Stop making ads that look like a hug. For decades, mental health marketing was a sea of soft-focus empathy and stock footage of people staring out of windows. It was well-meaning but ultimately invisible. What unites this collection is a refusal to be polite. These brands don't just "start a conversation" - they hijack the culture using high-stakes craft. Take ITV X CALM: Missed Birthdays, which used 6,929 air-filled balloons to turn a terrifying statistic into a physical forest. This is a "Trojan Horse" strategy using the language of celebration to deliver a gut-punch of reality.
Trading Empathy for High-Stakes Utility
The best work here stops being an ad and starts being a tool.
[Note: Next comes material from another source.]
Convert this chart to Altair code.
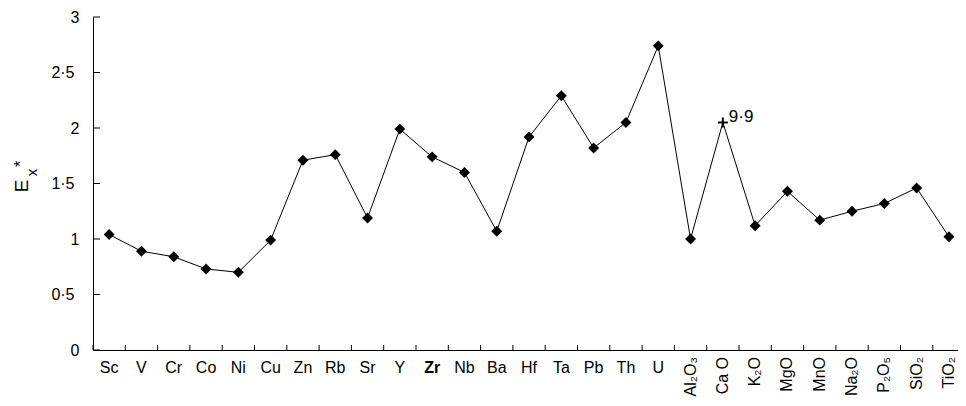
import altair as alt
import pandas as pd

labels = ["Sc", "V", "Cr", "Co", "Ni", "Cu", "Zn", "Rb", "Sr", "Y", "Zr", "Nb", "Ba",
          "Hf", "Ta", "Pb", "Th", "U", "Al₂O₃", "Ca O", "K₂O", "MgO", "MnO", "Na₂O",
          "P₂O₅", "SiO₂", "TiO₂"]
values = [1.04, 0.89, 0.84, 0.73, 0.70, 0.99, 1.71, 1.76, 1.19, 1.99, 1.74, 1.60, 1.07,
          1.92, 2.29, 1.82, 2.05, 2.74, 1.00, 2.05, 1.12, 1.43, 1.17, 1.25, 1.32, 1.46, 1.02]
kinds = ["element"] * 18 + ["oxide"] * 9
markers = ["diamond"] * 27
markers[19] = "plus"
off_scale_label = "9·9"
y_ticks = [0, 0.5, 1, 1.5, 2, 2.5, 3]

W = 865
H = 333
BAND = 32.3
XMAX = W / BAND

df = pd.DataFrame({
    "pos": [i + 0.5 for i in range(len(labels))],
    "label": labels,
    "value": values,
    "kind": kinds,
    "marker": markers,
})
ticks_df = pd.DataFrame({"t": [t for t in range(0, len(labels) + 1) if t <= XMAX]})
yt_df = pd.DataFrame({"v": y_ticks})

xs = alt.Scale(domain=[0, XMAX], nice=False, zero=False)
ys = alt.Scale(domain=[0, 3], nice=False)
FONT = "Liberation Sans"

base = alt.Chart(df)

line = base.mark_line(color="black", strokeWidth=1).encode(
    x=alt.X("pos:Q", scale=xs, axis=alt.Axis(labels=False, ticks=False, grid=False,
                                             title=None, domainColor="black")),
    y=alt.Y("value:Q", scale=ys, axis=alt.Axis(values=y_ticks, ticks=False, grid=False,
                                               title=None, domainColor="black",
                                               format="~g",
                                               labelFont=FONT, labelFontSize=16,
                                               labelColor="black",
                                               labelPadding={"condition": {"test": "datum.value % 1 != 0", "value": 19},
                                                             "value": 14},
                                               labelExpr="replace(datum.label, '.', '·')")),
)

diamonds = base.transform_filter(alt.datum.marker == "diamond").mark_point(
    shape="diamond", filled=True, color="black", size=120, opacity=1
).encode(x=alt.X("pos:Q", scale=xs), y=alt.Y("value:Q", scale=ys))

plus = base.transform_filter(alt.datum.marker == "plus").mark_point(
    shape="M-1,0L1,0M0,-1L0,1", filled=False, color="black", strokeWidth=2, size=100, opacity=1
).encode(x=alt.X("pos:Q", scale=xs), y=alt.Y("value:Q", scale=ys))

plus_text = base.transform_filter(alt.datum.marker == "plus").mark_text(
    text=off_scale_label, align="left", baseline="middle", dx=6, dy=-5,
    font=FONT, fontSize=17, color="black"
).encode(x=alt.X("pos:Q", scale=xs), y=alt.Y("value:Q", scale=ys))

xticks = alt.Chart(ticks_df).mark_rule(color="black", strokeWidth=1).encode(
    x=alt.X("t:Q", scale=xs), y=alt.value(H), y2=alt.value(H - 5)
)
yticks = alt.Chart(yt_df).mark_rule(color="black", strokeWidth=1).encode(
    y=alt.Y("v:Q", scale=ys), x=alt.value(0), x2=alt.value(7)
)

elem_labels = base.transform_filter(
    (alt.datum.kind == "element") & (alt.datum.label != "Zr")
).mark_text(font=FONT, fontSize=16, color="black", baseline="middle", align="center").encode(
    x=alt.X("pos:Q", scale=xs), y=alt.value(H + 18), text="label:N"
)
zr_label = base.transform_filter(alt.datum.label == "Zr").mark_text(
    font=FONT, fontSize=16, fontWeight="bold", color="black", baseline="middle", align="center"
).encode(x=alt.X("pos:Q", scale=xs), y=alt.value(H + 18), text="label:N")

ox_labels = base.transform_filter(alt.datum.kind == "oxide").mark_text(
    font=FONT, fontSize=16, color="black", baseline="middle", align="right", angle=270
).encode(x=alt.X("pos:Q", scale=xs), y=alt.value(H + 7), text="label:N")

title_df = pd.DataFrame({"t": ["E"]})
t_E = alt.Chart(title_df).mark_text(
    text="E", font=FONT, fontSize=19, angle=270, color="black", align="center",
    baseline="alphabetic"
).encode(x=alt.value(-65), y=alt.value(169))
t_x = alt.Chart(title_df).mark_text(
    text="x", font=FONT, fontSize=15, angle=270, color="black", align="center",
    baseline="alphabetic"
).encode(x=alt.value(-56), y=alt.value(155.5))
t_star = alt.Chart(title_df).mark_text(
    text="*", font=FONT, fontSize=16, angle=270, color="black", align="center",
    baseline="alphabetic"
).encode(x=alt.value(-67.5), y=alt.value(147))

chart = alt.layer(
    line, xticks, yticks, diamonds, plus, plus_text, elem_labels, zr_label, ox_labels,
    t_E, t_x, t_star
).properties(
    width=W, height=H,
    autosize=alt.AutoSizeParams(type="none"),
    padding={"left": 85, "top": 9, "right": 0, "bottom": 48},
).configure_view(stroke=None)

chart.save("out.html", embed_options={"renderer": "svg", "actions": False})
Most brands stop at awareness, but Samsung - Unfear built a "sound airbag" for the senses using AI to filter triggers for autistic users. It is a shift from talking about a problem to solving it with "scientific endorsement from 127 countries." Similarly, Siemens Healthineers: Magnetic Stories "treated the machine as a percussionist," turning 130 decibels of terrifying MRI noise into a narrated audiobook. This is where this playlist differs: the technique isn't just a clever line, it is a structural change to the user experience.
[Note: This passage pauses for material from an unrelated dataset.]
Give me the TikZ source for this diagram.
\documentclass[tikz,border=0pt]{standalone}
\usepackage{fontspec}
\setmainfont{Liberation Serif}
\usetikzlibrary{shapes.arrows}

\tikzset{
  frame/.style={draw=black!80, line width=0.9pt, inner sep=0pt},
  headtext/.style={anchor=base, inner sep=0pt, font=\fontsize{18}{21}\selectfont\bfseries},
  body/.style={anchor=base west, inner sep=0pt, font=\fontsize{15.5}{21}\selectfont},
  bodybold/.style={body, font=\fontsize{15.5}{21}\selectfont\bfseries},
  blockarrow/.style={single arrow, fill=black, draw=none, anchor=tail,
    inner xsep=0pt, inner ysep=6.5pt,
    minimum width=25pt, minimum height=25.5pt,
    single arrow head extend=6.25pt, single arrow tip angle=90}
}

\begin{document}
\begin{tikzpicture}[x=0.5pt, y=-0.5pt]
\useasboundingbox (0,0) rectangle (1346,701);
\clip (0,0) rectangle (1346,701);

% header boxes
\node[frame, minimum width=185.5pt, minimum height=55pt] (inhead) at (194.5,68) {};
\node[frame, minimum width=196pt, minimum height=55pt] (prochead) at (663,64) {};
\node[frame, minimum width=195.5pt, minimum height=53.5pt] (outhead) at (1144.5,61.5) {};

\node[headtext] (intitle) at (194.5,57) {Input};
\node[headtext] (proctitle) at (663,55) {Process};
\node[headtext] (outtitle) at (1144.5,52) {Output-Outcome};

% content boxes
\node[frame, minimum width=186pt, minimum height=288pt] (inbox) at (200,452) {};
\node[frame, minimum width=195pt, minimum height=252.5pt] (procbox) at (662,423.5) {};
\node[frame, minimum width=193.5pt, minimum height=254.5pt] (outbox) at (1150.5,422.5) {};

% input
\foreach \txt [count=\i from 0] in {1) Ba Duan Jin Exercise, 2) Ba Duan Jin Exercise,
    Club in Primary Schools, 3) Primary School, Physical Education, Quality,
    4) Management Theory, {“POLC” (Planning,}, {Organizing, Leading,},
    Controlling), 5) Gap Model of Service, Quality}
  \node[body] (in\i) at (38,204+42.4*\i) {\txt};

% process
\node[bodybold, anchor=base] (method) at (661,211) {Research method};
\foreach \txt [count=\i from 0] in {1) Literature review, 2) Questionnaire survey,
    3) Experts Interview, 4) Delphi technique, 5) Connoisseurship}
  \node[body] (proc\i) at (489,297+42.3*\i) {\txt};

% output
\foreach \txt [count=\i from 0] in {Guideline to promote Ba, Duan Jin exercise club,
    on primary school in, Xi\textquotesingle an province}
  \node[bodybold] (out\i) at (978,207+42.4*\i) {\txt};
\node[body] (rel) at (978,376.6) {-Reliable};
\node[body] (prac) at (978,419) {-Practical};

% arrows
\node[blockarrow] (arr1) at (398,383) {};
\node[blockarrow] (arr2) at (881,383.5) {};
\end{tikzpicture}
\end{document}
These campaigns also understand that the most dangerous mental health crises are the ones that look like a success story. CALM x ITV - The Last Photo showed joyful faces on London’s South Bank, only to reveal they were the final images of suicide victims. It is a "duty of care" masterclass that weaponizes irony to prove suicidal doesn't always look suicidal. Even Dove - The Cost of Beauty moved beyond awareness into "legislative action," using a decade of archival home videos to drive 95,000 petition signatures for the Kids Online Safety Act. This level of commitment is why these projects outlive their media spend.
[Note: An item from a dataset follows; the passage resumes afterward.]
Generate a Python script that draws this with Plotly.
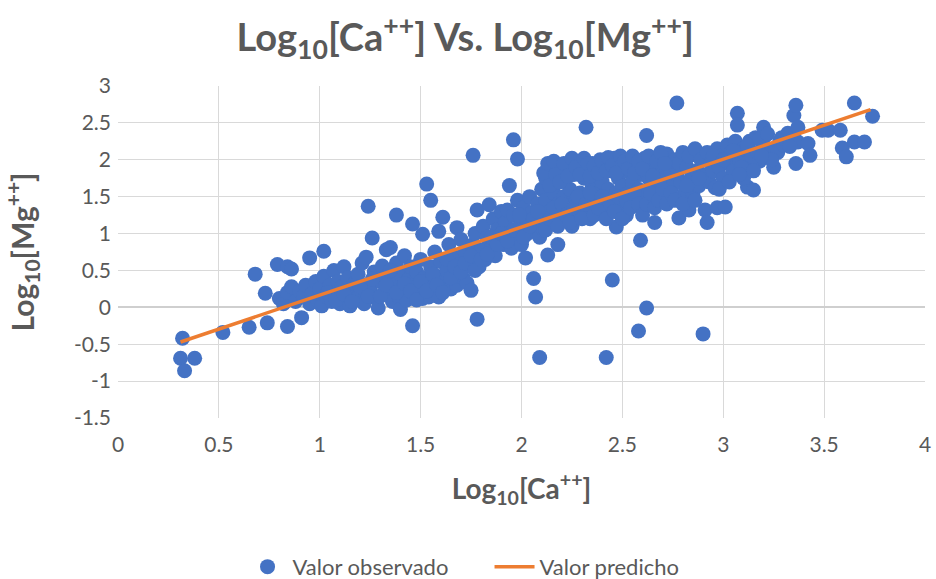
import plotly.graph_objects as go

obs_x = [
    0.31, 0.32, 0.33, 0.38, 0.52, 0.65, 0.74, 0.84, 0.91, 0.68, 0.73, 0.79, 0.84, 0.86, 0.95, 1.02,
    0.80, 0.82, 0.84, 0.86, 0.88, 0.90, 0.92, 0.93, 0.95, 0.96, 0.98, 0.99, 1.00, 1.01, 1.02, 1.03,
    1.05, 1.06, 1.07, 1.08, 1.09, 1.10, 1.11, 1.12, 1.13, 1.14, 1.15, 1.16, 1.17, 1.18, 1.19, 1.20,
    1.21, 1.22, 1.23, 1.24, 1.26, 1.22, 1.25, 1.27, 1.28, 1.29, 1.30, 1.31, 1.32, 1.33, 1.34, 1.35,
    1.36, 1.37, 1.38, 1.38, 1.39, 1.40, 1.40, 1.41, 1.42, 1.43, 1.44, 1.45, 1.46, 1.46, 1.47, 1.48,
    1.49, 1.50, 1.51, 1.51, 1.52, 1.53, 1.54, 1.55, 1.55, 1.56, 1.57, 1.58, 1.59, 1.59, 1.60, 1.61,
    1.62, 1.63, 1.64, 1.65, 1.66, 1.67, 1.68, 1.68, 1.69, 1.70, 1.71, 1.72, 1.73, 1.74, 1.75, 1.76,
    1.76, 1.77, 1.78, 1.78, 1.79, 1.80, 1.81, 1.82, 1.83, 1.84, 1.85, 1.86, 1.87, 1.88, 1.89, 1.90,
    1.91, 1.92, 1.93, 1.94, 1.94, 1.95, 1.96, 1.96, 1.97, 1.98, 1.98, 1.99, 2.00, 2.01, 2.02, 2.02,
    2.03, 2.04, 2.05, 2.06, 2.07, 2.07, 2.08, 2.09, 2.09, 2.10, 2.10, 2.11, 2.12, 2.12, 2.13, 2.14,
    2.15, 2.15, 2.16, 2.17, 2.18, 2.18, 2.19, 2.20, 2.20, 2.21, 2.22, 2.23, 2.24, 2.24, 2.25, 2.26,
    2.27, 2.28, 2.28, 2.29, 2.30, 2.30, 2.31, 2.32, 2.32, 2.33, 2.34, 2.35, 2.35, 2.36, 2.37, 2.38,
    2.39, 2.40, 2.40, 2.41, 2.42, 2.42, 2.43, 2.44, 2.45, 2.45, 2.46, 2.47, 2.47, 2.48, 2.49, 2.50,
    2.50, 2.51, 2.52, 2.53, 2.54, 2.55, 2.56, 2.57, 2.58, 2.58, 2.59, 2.59, 2.60, 2.61, 2.62, 2.62,
    2.62, 2.63, 2.64, 2.65, 2.66, 2.66, 2.67, 2.68, 2.69, 2.70, 2.71, 2.72, 2.73, 2.74, 2.75, 2.76,
    2.77, 2.77, 2.78, 2.78, 2.79, 2.80, 2.81, 2.82, 2.83, 2.83, 2.84, 2.85, 2.86, 2.87, 2.88, 2.89,
    2.90, 2.90, 2.91, 2.92, 2.92, 2.93, 2.94, 2.95, 2.96, 2.97, 2.97, 2.98, 2.99, 3.00, 3.01, 3.02,
    3.03, 3.04, 3.05, 3.06, 3.07, 3.07, 3.08, 3.10, 3.11, 3.12, 3.13, 3.14, 3.15, 3.16, 3.17, 3.18,
    3.20, 3.20, 3.22, 3.25, 3.26, 3.27, 3.28, 3.30, 3.32, 3.35, 3.36, 3.36, 3.37, 3.37, 3.42, 3.43,
    3.49, 3.52, 3.58, 3.59, 3.61, 3.65, 3.65, 3.70, 3.74,
    2.11, 2.13, 2.14, 2.16, 2.17, 2.19, 2.21, 2.23, 2.25, 2.27, 2.29, 2.31, 2.33, 2.34, 2.36, 2.38,
    2.40, 2.42, 2.43, 2.45, 2.47, 2.49, 2.51, 2.53, 2.55, 2.56, 2.58, 2.60, 2.63, 2.65, 2.67, 2.69,
    2.71,
    2.10, 2.12, 2.14, 2.16, 2.18, 2.20, 2.22, 2.24, 2.26, 2.28, 2.30, 2.32, 2.34, 2.36, 2.38, 2.40,
    2.42, 2.44, 2.46, 2.48, 2.50, 2.52, 2.54, 2.56, 2.58, 2.60, 2.62, 2.64, 2.66, 2.68, 2.70, 2.72,
    2.74, 2.76, 2.80, 2.82, 2.86, 2.88,
    1.04, 1.08, 1.12, 1.16, 1.20, 1.24, 1.26, 1.30, 1.33, 1.35, 1.38, 1.42, 1.45, 1.48, 1.50, 1.53,
    1.56, 1.58, 1.61, 1.63, 1.65, 1.67, 1.70, 1.72, 1.75, 1.77, 1.80, 1.83, 1.85, 1.88, 1.90, 1.93,
    1.96, 1.99, 2.01, 2.04, 2.06, 2.08,
    2.95, 3.00, 3.05, 3.09, 3.12, 3.18, 3.22, 3.24, 3.29, 3.33, 3.10, 3.15, 3.19, 2.98, 3.03, 3.08,
]
obs_y = [
    -0.69, -0.42, -0.86, -0.69, -0.34, -0.27, -0.21, -0.26, -0.14, 0.45, 0.19, 0.58, 0.55, 0.52, 0.67, 0.76,
    0.12, 0.05, 0.20, 0.28, 0.08, 0.22, 0.15, 0.30, 0.05, 0.18, 0.35, 0.10, 0.25, 0.02, 0.42, 0.15,
    0.30, 0.08, 0.50, 0.20, 0.35, 0.05, 0.28, 0.55, 0.14, 0.40, 0.02, 0.22, 0.32, 0.10, 0.45, 0.18,
    0.60, 0.05, 0.68, 1.37, 0.94, 0.30, 0.25, 0.48, 0.12, -0.01, 0.35, 0.56, 0.20, 0.78, 0.42, 0.81,
    0.08, 0.30, 1.25, 0.60, 0.15, -0.03, 0.45, 0.25, 0.70, 0.10, 0.38, 0.55, -0.25, 1.13, 0.20, 0.48,
    0.30, 0.65, 0.99, 0.12, 0.40, 1.67, 0.14, 1.45, 0.55, 0.28, 0.75, 0.42, 1.03, 0.14, 0.62, 1.22,
    0.35, 0.50, 0.85, 0.25, 0.70, 0.45, 0.30, 1.08, 0.58, 0.92, 0.40, 0.75, 0.33, 0.62, 0.23, 2.06,
    0.85, 1.00, -0.16, 1.32, 0.55, 0.78, 1.10, 0.65, 0.95, 1.39, 0.80, 1.20, 0.70, 1.05, 0.90, 1.30,
    0.85, 1.15, 1.32, 1.65, 1.00, 0.80, 2.27, 1.25, 0.95, 2.01, 1.45, 1.10, 0.85, 1.35, 0.67, 1.20,
    1.00, 1.50, 1.28, 0.39, 0.14, 1.10, 1.40, -0.68, 0.95, 1.60, 1.25, 1.05, 1.75, 1.45, 0.71, 1.30,
    1.85, 1.15, 1.55, 1.70, 0.85, 1.40, 1.90, 1.20, 1.75, 1.50, 1.85, 1.30, 1.95, 1.60, 1.10, 1.80,
    1.45, 1.90, 1.25, 1.55, 1.98, 1.35, 1.75, 2.44, 1.50, 1.85, 1.20, 1.95, 1.62, 1.40, 1.80, 1.55,
    2.00, 1.30, 1.70, 1.90, -0.68, 1.45, 1.60, 1.85, 0.37, 1.35, 2.02, 1.09, 1.55, 1.75, 1.95, 1.40,
    1.65, 1.85, 1.25, 1.55, 2.00, 1.70, 1.45, 1.90, -0.32, 1.60, 0.91, 1.80, 1.35, 2.02, 2.33, -0.01,
    1.55, 1.75, 1.95, 1.45, 1.15, 1.85, 1.65, 2.05, 1.55, 1.90, 1.75, 2.08, 1.50, 1.85, 1.65, 2.00,
    2.77, 1.80, 1.21, 1.95, 1.70, 2.10, 1.55, 1.90, 1.32, 2.05, 1.75, 1.55, 2.15, 1.85, 1.65, 2.00,
    -0.36, 1.80, 1.32, 1.15, 2.10, 1.70, 1.95, 1.85, 1.62, 1.35, 2.15, 1.90, 2.05, 1.75, 1.36, 2.20,
    1.95, 2.10, 1.85, 2.25, 2.63, 2.47, 2.00, 2.15, 1.95, 1.63, 2.25, 2.05, 1.59, 2.30, 2.10, 1.98,
    2.44, 2.20, 2.05, 1.90, 2.15, 2.10, 2.25, 2.20, 2.36, 2.60, 2.74, 1.95, 2.44, 2.24, 2.22, 2.06,
    2.40, 2.40, 2.40, 2.16, 2.04, 2.24, 2.77, 2.24, 2.59,
    1.82, 1.95, 1.65, 1.98, 1.80, 1.70, 1.95, 1.78, 2.02, 1.90, 1.80, 2.02, 1.95, 1.78, 1.92, 1.82,
    1.98, 1.85, 2.03, 1.92, 1.82, 2.05, 1.98, 1.88, 2.05, 1.82, 1.98, 1.88, 2.05, 1.78, 1.98, 2.10,
    1.95,
    1.15, 1.05, 1.20, 1.35, 1.10, 1.40, 1.25, 1.15, 1.35, 1.50, 1.20, 1.40, 1.55, 1.25, 1.35, 1.50,
    1.20, 1.40, 1.30, 1.50, 1.20, 1.45, 1.35, 1.55, 1.40, 1.25, 1.40, 1.55, 1.35, 1.45, 1.60, 1.40,
    1.55, 1.45, 1.40, 1.65, 1.45, 1.75,
    0.20, 0.10, 0.18, 0.08, 0.28, 0.15, 0.38, 0.15, 0.30, 0.50, 0.20, 0.32, 0.22, 0.10, 0.35, 0.22,
    0.45, 0.30, 0.20, 0.65, 0.40, 0.55, 0.48, 0.60, 0.70, 0.50, 0.65, 0.72, 0.95, 0.85, 1.00, 0.90,
    1.05, 1.25, 0.95, 1.10, 1.20, 1.30,
    2.05, 2.00, 2.12, 1.90, 2.20, 2.28, 2.35, 2.00, 2.30, 2.18, 1.75, 1.85, 2.05, 1.60, 1.70, 1.80,
]

# Predicted (regression) line endpoints
pred_x = [0.31, 3.73]
pred_y = [-0.47, 2.68]

x_ticks = [0, 0.5, 1, 1.5, 2, 2.5, 3, 3.5, 4]
x_tick_text = ["0", "0.5", "1", "1.5", "2", "2.5", "3", "3.5", "4"]
y_ticks = [-1.5, -1, -0.5, 0, 0.5, 1, 1.5, 2, 2.5, 3]
y_tick_text = ["-1.5", "-1", "-0.5", "0", "0.5", "1", "1.5", "2", "2.5", "3"]

GRAY = "#595959"
FONT = "Lato"

fig = go.Figure()
fig.add_trace(go.Scatter(
    x=obs_x, y=obs_y, mode="markers", name="Valor observado",
    marker=dict(color="#4472C4", size=15, line=dict(width=0)),
))
fig.add_trace(go.Scatter(
    x=pred_x, y=pred_y, mode="lines", name="Valor predicho",
    line=dict(color="#ED7D31", width=3.5),
))

fig.update_layout(
    width=936, height=579,
    margin=dict(l=118, r=11, t=86, b=161, autoexpand=False),
    paper_bgcolor="white", plot_bgcolor="white",
    font=dict(family=FONT, color=GRAY, size=20),
    title=dict(
        text="<b>Log<sub>10</sub>[Ca<sup>++</sup>] Vs. Log<sub>10</sub>[Mg<sup>++</sup>]</b>",
        x=0.497, xref="container", xanchor="center",
        y=0.935, yref="container", yanchor="middle",
        font=dict(family=FONT, size=38, color=GRAY),
    ),
    showlegend=True,
    legend=dict(
        orientation="h", x=0.523, xanchor="center", xref="container",
        y=0.021, yanchor="middle", yref="container",
        font=dict(family=FONT, size=22, color=GRAY),
        itemwidth=40, entrywidth=192, entrywidthmode="pixels",
    ),
)
fig.update_xaxes(
    range=[0, 4], tickvals=x_ticks, ticktext=x_tick_text,
    showgrid=True, gridcolor="#D9D9D9", gridwidth=1.3,
    zeroline=False, showline=False, ticks="",
    ticklabelstandoff=12,
    tickfont=dict(family=FONT, size=21, color=GRAY),
    title=dict(text="<b>Log<sub>10</sub>[Ca<sup>++</sup>]</b>", standoff=24,
               font=dict(family=FONT, size=28, color=GRAY)),
)
fig.update_yaxes(
    range=[-1.5, 3], tickvals=y_ticks, ticktext=y_tick_text,
    showgrid=True, gridcolor="#D9D9D9", gridwidth=1.3,
    zeroline=True, zerolinecolor="#CFCFCF", zerolinewidth=1.5,
    showline=False, ticks="",
    ticklabelstandoff=6,
    tickfont=dict(family=FONT, size=21, color=GRAY),
    title=dict(text="<b>Log<sub>10</sub>[Mg<sup>++</sup>]</b>", standoff=32,
               font=dict(family=FONT, size=30, color=GRAY)),
)

fig.write_html("out.html")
Finally, there is the commercial reality: honesty sells. Andrex: Get Comfortable reversed a "ten-year downward trend" by talking about the social anxiety of public bathrooms, a move that delivered a "19% purchase uplift" and exploded the brand's TikTok presence. These brands didn't just win awards; they proved that when you stop sugarcoating the dark stuff, the audience finally stops looking away. Mental health isn't a "soft" topic for brands to touch with kid gloves. It is a high-stakes arena where the best creative strategy is simply to tell the unvarnished, uncomfortable truth.